A Colonial Theft Decades in the Making
The story of how the bird left Zimbabwe is a textbook case of colonial exploitation. In 1889, a hunter named Willi Posselt discovered the sculptures at Great Zimbabwe and, despite local protests, ripped the finest specimen from its column after exchanging blankets and “other articles” with community members. He sold it to Cecil John Rhodes, the imperialist who led the British South Africa Company and drove the colonization of both modern-day Zimbabwe and Zambia.
Rhodes used the bird as décor at his Cape Town estate. When he died in 1902, the bird and his other possessions were vested to South Africa’s governor-general, eventually landing in an iziko South African Museum. Four more birds met a similar fate, transported to South African museums after archaeologist Theodore Bent returned to Great Zimbabwe in 1901. A fragment of yet another bird ended up in Berlin’s Ethnological Museum in 1907.
Zimbabwe gained independence in 1980, but recovering the scattered birds proved torturous. In 1981, South Africa’s apartheid government agreed to return the four birds it held — but only in exchange for a collection of 1,000 insects, wasps, and ants belonging to Zimbabwe’s Natural History Museum. Germany returned the pedestal fragment in 2003. But the last bird remained locked behind South Africa’s 1910 Rhodes Will Act, which prohibited the sale or transfer of Rhodes’s possessions.
Breaking the Legal Logjam
South African Minister of Sport, Arts and Culture Gayton McKenzie acknowledged the decades of resistance during a handover ceremony at the Iziko South African Museum in Cape Town. “Every time Zimbabwe asked, the 1910 Act was cited,” he said. This time, Pretoria found a legal workaround: a two-year loan agreement that will eventually allow for permanent repatriation. McKenzie insisted the bird will never return to South Africa.
President Emmerson Mnangagwa presided over the welcome ceremony in Harare, describing the homecoming as a triumph of Pan-African solidarity. “For far too long, this vital piece of our national soul and dignity resided in a foreign land,” he said. He wore a woollen scarf in Zimbabwe’s national colours as he received the sculpture, noting it had arrived just in time for the country’s independence anniversary on Saturday.
A Spiritual Homecoming
Archaeology professor Plan Shenjere-Nyabezi from the University of Zimbabwe described the moment as deeply significant. “The Zimbabwe Birds stand as powerful and cherished symbols of our national heritage,” she told the BBC. “The arrival of this last piece signifies a spiritual homecoming. One should not have to travel to other countries to enjoy their own heritage.”

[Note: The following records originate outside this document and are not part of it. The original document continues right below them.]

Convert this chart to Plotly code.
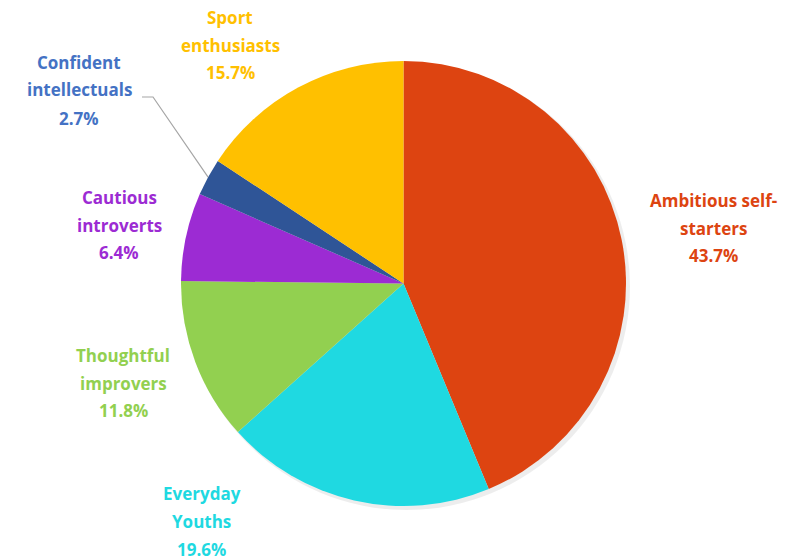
import math
import plotly.graph_objects as go

# Segment shares (%), drawn clockwise from 12 o'clock
segments = ["Ambitious self-starters", "Everyday Youths", "Thoughtful improvers",
            "Cautious introverts", "Confident intellectuals", "Sport enthusiasts"]
shares = [43.7, 19.6, 11.8, 6.4, 2.7, 15.7]
label_lines = [["Ambitious self-", "starters"], ["Everyday", "Youths"],
               ["Thoughtful", "improvers"], ["Cautious", "introverts"],
               ["Confident", "intellectuals"], ["Sport", "enthusiasts"]]

slice_colors = ["#DD4411", "#1FD9E1", "#92D050", "#9C2BD3", "#2F5597", "#FFC000"]
text_colors = ["#DD4411", "#1FD9E1", "#92D050", "#9C2BD3", "#4472C4", "#FFC000"]

W, H = 792, 560
CX, CY, R = 403.5, 283.5, 222.5

# Label block centres (pixels, first line) for each segment
label_pos = [(713, 200), (202, 493), (123, 355), (119, 197), (79, 62), (230, 17)]
LINE_GAP = 28

fig = go.Figure()

# faint drop shadow behind the pie
fig.add_shape(type="circle", xref="paper", yref="paper",
              x0=(CX - R + 2) / W, x1=(CX + R + 4) / W,
              y0=1 - (CY + R + 4) / H, y1=1 - (CY - R + 2) / H,
              line=dict(width=0), fillcolor="rgba(0,0,0,0.07)", layer="below")

fig.add_trace(go.Pie(
    labels=segments, values=shares, sort=False, direction="clockwise", rotation=0,
    marker=dict(colors=slice_colors, line=dict(width=0)),
    textinfo="none", hoverinfo="label+percent", showlegend=False,
    domain=dict(x=[(CX - R) / W, (CX + R) / W], y=[1 - (CY + R) / H, 1 - (CY - R) / H]),
))

font_family = "Open Sans"
for name, val, lines, col, (px, py) in zip(segments, shares, label_lines, text_colors, label_pos):
    all_lines = lines + [f"{val:.1f}%"]
    for i, ln in enumerate(all_lines):
        fig.add_annotation(x=px / W, y=1 - (py + i * LINE_GAP) / H, xref="paper", yref="paper",
                           text=f"<b>{ln}</b>", showarrow=False, xanchor="center", yanchor="middle",
                           font=dict(family=font_family, size=17, color=col))

# leader line for the thin "Confident intellectuals" slice
idx = segments.index("Confident intellectuals")
start = sum(shares[:idx])
mid = (start + shares[idx] / 2) / sum(shares) * 2 * math.pi
ex, ey = CX + R * math.sin(mid), CY - R * math.cos(mid)
fig.add_shape(type="path", xref="paper", yref="paper",
              path=f"M {142 / W},{1 - 97 / H} L {153 / W},{1 - 97 / H} L {ex / W},{1 - ey / H}",
              line=dict(color="#A6A6A6", width=1.2))

fig.update_layout(width=W, height=H, margin=dict(l=0, r=0, t=0, b=0),
                  paper_bgcolor="white", plot_bgcolor="white")
fig.write_html("out.html")
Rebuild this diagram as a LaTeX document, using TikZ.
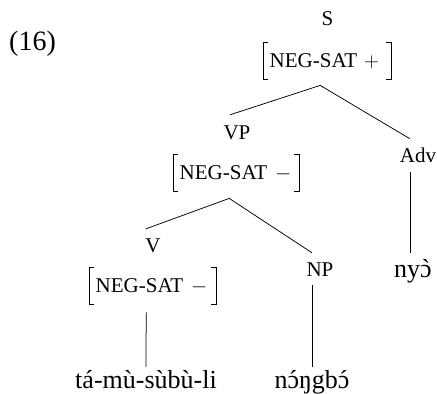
\documentclass[tikz,border=0pt]{standalone}
\usepackage{fontspec}
\usepackage{graphicx}
\setmainfont{Liberation Serif}
\newcommand\featbr[1]{%
  \draw[brk] ([xshift=5pt]#1.north west) -- (#1.north west) -- (#1.south west) -- ([xshift=5pt]#1.south west);
  \draw[brk] ([xshift=-5pt]#1.north east) -- (#1.north east) -- (#1.south east) -- ([xshift=-5pt]#1.south east);}
\newcommand\acuteon[1]{{\ooalign{#1\cr\hidewidth´\hidewidth\cr}}}
\newcommand\graveon[1]{{\ooalign{#1\cr\hidewidth\reflectbox{´}\hidewidth\cr}}}
\begin{document}
\begin{tikzpicture}[x=1pt,y=-1pt,
  lab/.style={anchor=base,inner sep=0pt,text height=14pt,text depth=0pt,font=\fontsize{21}{24}\selectfont},
  word/.style={anchor=base,inner sep=0pt,text height=21pt,text depth=0pt,font=\fontsize{26}{30}\selectfont},
  feat/.style={anchor=north west,inner sep=0pt,text height=25pt,text depth=12pt,align=left,font=\fontsize{21}{24}\selectfont},
  brk/.style={line width=0.7pt},
  edge/.style={line width=0.75pt}]
\useasboundingbox (0,0) rectangle (437,394);

\node[anchor=base west,inner sep=0pt,font=\fontsize{28}{32}\selectfont] (ex) at (9,50) {(16)};

\node[lab] (s) at (327.5,25) {S};
\node[feat,text width=128pt] (sf) at (263,42) {\hspace*{6.5pt}NEG-SAT\hspace{7pt}$+$};
\featbr{sf}

\node[lab] (vp) at (237,139.5) {VP};
\node[feat,text width=126pt] (vpf) at (173,154) {\hspace*{6.5pt}NEG-SAT\hspace{8pt}$-$};
\featbr{vpf}

\node[lab] (adv) at (418,162) {Adv};

\node[lab] (v) at (153,252) {V};
\node[feat,text width=127pt] (vf) at (89,267) {\hspace*{6.5pt}NEG-SAT\hspace{8pt}$-$};
\featbr{vf}

\node[lab] (np) at (320,276) {NP};

\node[word] (w1) at (146,388) {tá-mù-sùbù-li};
\node[word] (w2) at (312,388) {n\acuteon{ɔ}ŋgb\acuteon{ɔ}};
\node[word] (w3) at (413,277) {ny\graveon{ɔ}};

\draw[edge] ([xshift=-7pt,yshift=10.5pt]vp.north) -- ([xshift=-7pt,yshift=-6pt]sf.south) -- ([xshift=-8pt,yshift=9pt]adv.north);
\draw[edge] ([xshift=-8pt,yshift=-10pt]adv.south) -- ([xshift=-3pt,yshift=3pt]w3.north);
\draw[edge] ([xshift=-7pt,yshift=9pt]v.north) -- ([xshift=-7pt,yshift=-7pt]vpf.south) -- ([xshift=-8pt,yshift=9pt]np.north);
\draw[edge] ([xshift=-6.5pt,yshift=-8pt]vf.south) -- (w1.north);
\draw[edge] ([xshift=-8pt,yshift=-9pt]np.south) -- (w2.north);
\end{tikzpicture}
\end{document}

Edward Matenga, one of Zimbabwe’s foremost scholars of the sculptures, said the endangered bateleur eagle depicted in the carvings is historically sacred to both the Shona and the minority Venda people. The birds watched over Great Zimbabwe for hundreds of years before being scattered across the world.
The handover also included eight sets of human remains that had been exhumed from Zimbabwe during the late 19th and early 20th centuries by colonial researchers and donated to the South African museum as scientific specimens. McKenzie described them simply: “These are not abstractions, but people — removed from their graves, their communities, and their homeland under the logic that their bodies were data.”
A Wider Movement Gains Momentum
The return from an African neighbour — rather than from a European former colonial power — is what made this repatriation unusual. Most returns of looted African artifacts in recent years have come from France, the Netherlands, Germany, and the United Kingdom. South Africa’s act of returning items taken during its own colonial period signals a growing willingness on the continent to confront its own complicity in the plunder of African heritage.
Zimbabwe still seeks the return of the skulls of late-19th-century anti-colonial heroes, believed to be held in the United Kingdom. The birds that have already been returned will be displayed at Great Zimbabwe itself, in an on-site museum, where scholars and citizens alike can finally encounter them on native soil.